When storing massive amounts of data in data lake or data warehouse solutions with each data entry attached to an ObjectID, the timestamp data embedded in the ObjectID comes in handy for certain time range queries without unnecessary joins. Here are a few example use cases.
- Summarize 12 month trailing purchase records by user creation/signup time given that user ID’s are ObjectID’s
- Summarize 12 month trailing activities by user session given that session ID’s are ObjectID’s
In this article, we will look into parsing and using the timestamp part of the ObjectID in Hive and Presto queries. Before we go further, let’s first look into the anatomy of the 12-byte ObjectID and go into the queries.
Anatomy of the ObjectID
Let’s break down the Mongo ObjectID “5fee6600f75eabce97882944” as an illustration. Depending on the MongoDB version, the anatomy is different. We will look at both but the meaning of the first 4 bytes did not change.

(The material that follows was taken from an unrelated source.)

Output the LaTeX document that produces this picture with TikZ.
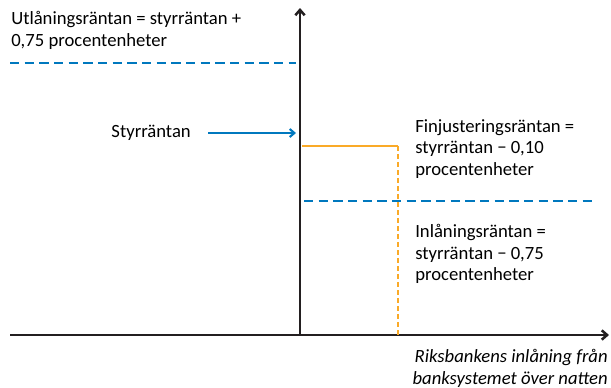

Exclusively From MongoDB 3.2
5fee6600 | f75eabce97 | 882944
(1) (2) (3)
- The first 4 bytes (1) is the creation time in seconds since the Unix epoch
- The next 5 bytes (2) is the random value
- The last 3 bytes (3) is the incrementing counter
Inclusively To MongoDB 3.2
5fee6600 | f75eab | ce97 | 882944
(1) (2) (3) (4)
- The first 4 bytes (1) and the last 3 bytes (4) are the same as the later versions
- The second 3 bytes (2) is the machine identifier
- The next 2 bytes (3) is the process id
Extracting the Creation Time of the ObjectID’s
The following operations in their respective platform will result in an epoch time.
Hive
CAST(
CONV(
SUBSTRING(your_object_id, 0, 8),
16, 10
)
AS BIGINT)
Presto
FROM_BASE(
SUBSTR(your_object_id, 1, 8), -- index starts from 1
16
)